No firearms were needed, Sorokovoi assured him.

"Make it quick, because I am sick," said the voice.

"It will take five minutes," Okonoshenko said.

The voice turned out to belong to Victor Kochetkov, 57, who lives in a tiny apartment with his wife. Standing in his bathrobe, he said he was unemployed and had no special language skills. "I can swear a little in English," he said.

Sorokovoi and Okonoshenko worked in one of two northern Moscow districts supervised by Konstantin Mironov, 25, who normally works as a technician for the Russian Academy of Sciences. The biggest problem census takers faced, Mironov said, was persuading people they weren't con artists or thieves.

Canvassers were also reluctant to visit one condemned building filled with squatters, he said. So they had police escorts when they went to the apartment house, where 20 people were found living in a single apartment.

One nagging question about the census is how truthful people were with the canvassers. Okonoshenko and Sorokovoi said many people they spoke to claimed to be unemployed. But the young census takers don't necessarily believe that. "Many of them are just lying," Okonoshenko said, in order to hide income they haven't reported. But it wasn't their job to question what people told them.

One of the most sensitive questions for census takers regarded ethnic background. Russia officially recognizes 100 different nationalities, but according to the rules of the census, people could describe themselves any way they wished.
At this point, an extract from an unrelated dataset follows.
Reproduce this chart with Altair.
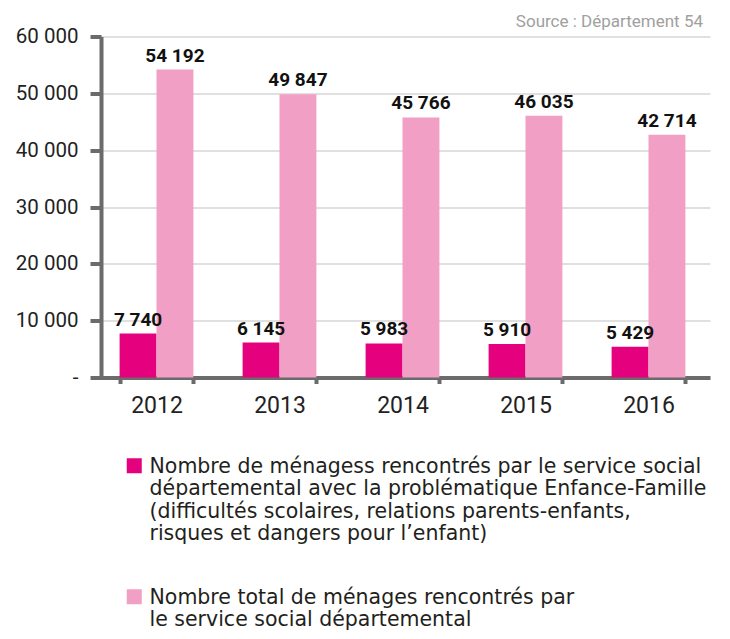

Some Tartars say the rules allow authorities to carve them up into a number of separate ethnic "nationalities" to dilute their influence in Tartarstan and other regions. According to NTV television's Web site, 15 new ethnic designations were recorded in Dagestan, a Caucasus republic on the Caspian Sea.

On a visit to one apartment, Okonoshenko asked Maya Zhadina, 29, about her nationality. One of her parents was a Russian, one a Kazakh. "I am not Russian, I am not Kazakh, but I consider myself a citizen of Russia," she said. So they wrote that she was Russian.

Her son, Amal Kobtun, 9, was even harder to classify, since his father is Ukrainian. They recorded him as Russian, too.

Asked if the boy spoke any foreign languages, she smiled and said no. "He takes after his father," she said. "Russian is difficult enough."